With the postal votes coming up, I really want to share my thoughts about true marriage equality, things that I believe the general public have not truly considered.
Thinking religiously, secularly, and logically, my thoughts on why voting “No” is true marriage equality.
Religiously speaking the fundamental belief of marriage is between man and woman. Religious freedom cannot be upheld if gay marriage is legalised.
For those non-religious, what’s the difference between marriage and de facto relationships then? The underlining issue isn’t about marriage equality, but about rights and privileges that a married couple has.
To protect religious freedom, and many other social aspects, the solution is not to vote yes, but to vote “No” with a ‘call to action’ of the government to enable full rights and privileges in the civil union of gay couples.
To throw a curveball into the mess, if we’re talking about “marriage equality”, about “love”, then practices such as polygamy and arranged marriages, etc, much also be legalised, because there are many marriages of these forms around the world that are successful and happy.
If these can’t be legalised, then surely, “marriage equality” isn’t the issue here.
Religiously, the general belief of most religions is that marriage is of man and woman, a husband and wife, father and mother.
To a non-religious person, particularly the LGBT community at this point in time, this may seem unfair. So looking at it in a secular perspective, if religion was true, even though you don't follow or believe it, marriage ultimately, fact of the matter, is between man and woman. Legalising marriage for gay couples is simply wrong. Nevertheless, most don't follow a religion these days.
So secularly speaking, what is marriage? It's a contractual agreement between a man and woman to show their committed relationship of love. Religiously, marriage is more than just a contract, but to the secular world, it's merely a contract. So then, why is it really needed? Why do people get married if de facto relationships are recognised? Maybe for some, it's a tradition, for others, a social thing, and more, a special way of saying "I love you". So in the secular world, for some, marriage still has a deep meaning, even though they may not realise its full extent.
Nevertheless, there are many de facto relationships that are happy, filled with meaning, joy, love, etc.
But what's a de facto relationship? A de facto relationship is defined in Section 4AA of the Family Law Act 1975. The law requires that you and your former partner, who may be of the same or opposite sex, had a relationship as a couple living together on a genuine domestic basis. However, your relationship is not a de facto relationship if you were legally married to one another or if you are related by family.
Therefore, gay couples are technically recognised already, as de facto relationships. Just as a man and woman are recognised as a married relationship.
So what's the real issue at hand?
Going through logically, it's the rights and privileges available to married couples. Because a de facto relationship signs no contract or paper, even though the relationship can be just as binding and committed as a married couple, sometimes even more committed, married couples have certain rights and privileges that other forms of relationships don't.
Many de facto relationships accept this - the LBGT community now believe it's time they deserve these rights also - and it's true, because all should!
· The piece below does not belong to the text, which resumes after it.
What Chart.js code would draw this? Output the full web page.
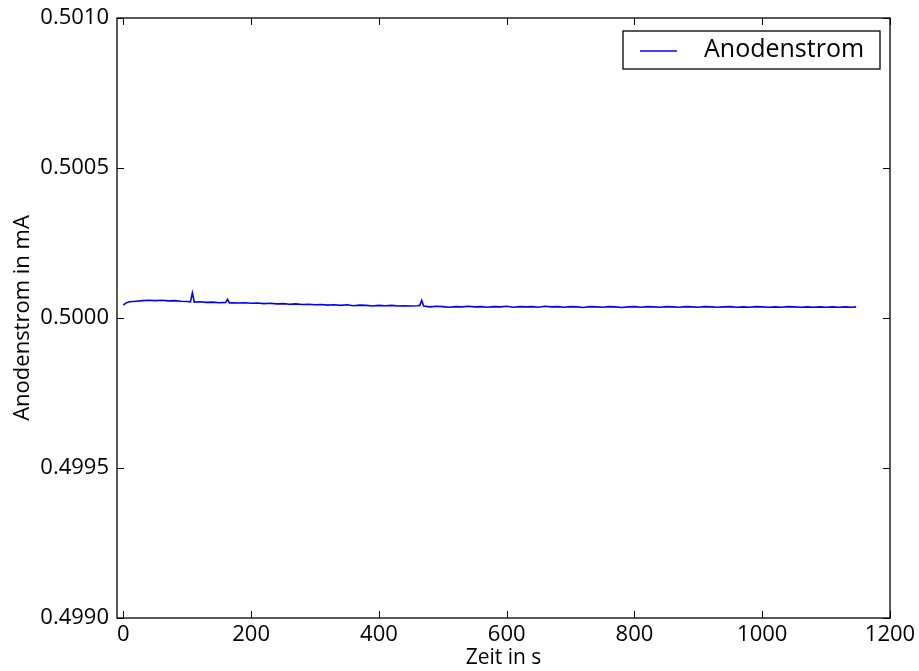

Love is love, and we all have human rights and agency to live in accordance to our beliefs and circumstances.
So to give the LBGT their rights and privileges, how do we do it? Legalise marriage for them - but that's thinking 'inside the box', very irresponsible, and is NOT the solution, because the core issue isn't about "marriage" but "rights and privileges".
Legalising marriage for gay couples jeopardises religious freedom, because it's against religious beliefs, and that's only the beginning to the issues that will spur out of this legalisation. If we're talking about equality, then this is NOT "equality". Politicians may say that religious freedom will be protected, they are not affected by gay couples in any way, but that's simply false as people can always twist things to have their way. At the very core, legalising marriage for gay couples simply disrespects religions in general and does not uphold the values of religions, thus there is no 'real' "religious freedom".
So the answer is to vote "No" WITH a 'call to action' for the government that they take full responsibility to allow full rights and privileges to all forms of genuine relationships as they deserve, therefore giving gay couples their rights and privileges whilst still protecting religious freedom. If the gay couples still want a contractual signage of sort, give them their civil union, but it shouldn't be "marriage".
But since we're talking about "marriage equality", let's throw in a curveball - if we're going to legalise marriage for gay couples, then we must also legalise polygamy, arranged marriages, etc.
If we're talking about "love" as some radio stations are putting out as a reason to vote "yes", then we need to realise that there are legitimate and very happy, successful, polygamist and arranged marriages out there. Marriage equality? Then all forms of marriages should have their equality. No? Then the issue of "marriage equality" for gay couples is a false notion, and the real issue is "rights and privileges", thus we should NOT be touching the constitution, or any facet, of marriage in its current state.
Therefore, I urge all Australians to vote "No" to pick true marriage equality and make the government accountable to enable full rights and privileges for all, such as the current civil union and de facto relationships of gay couples - that's marriage equality.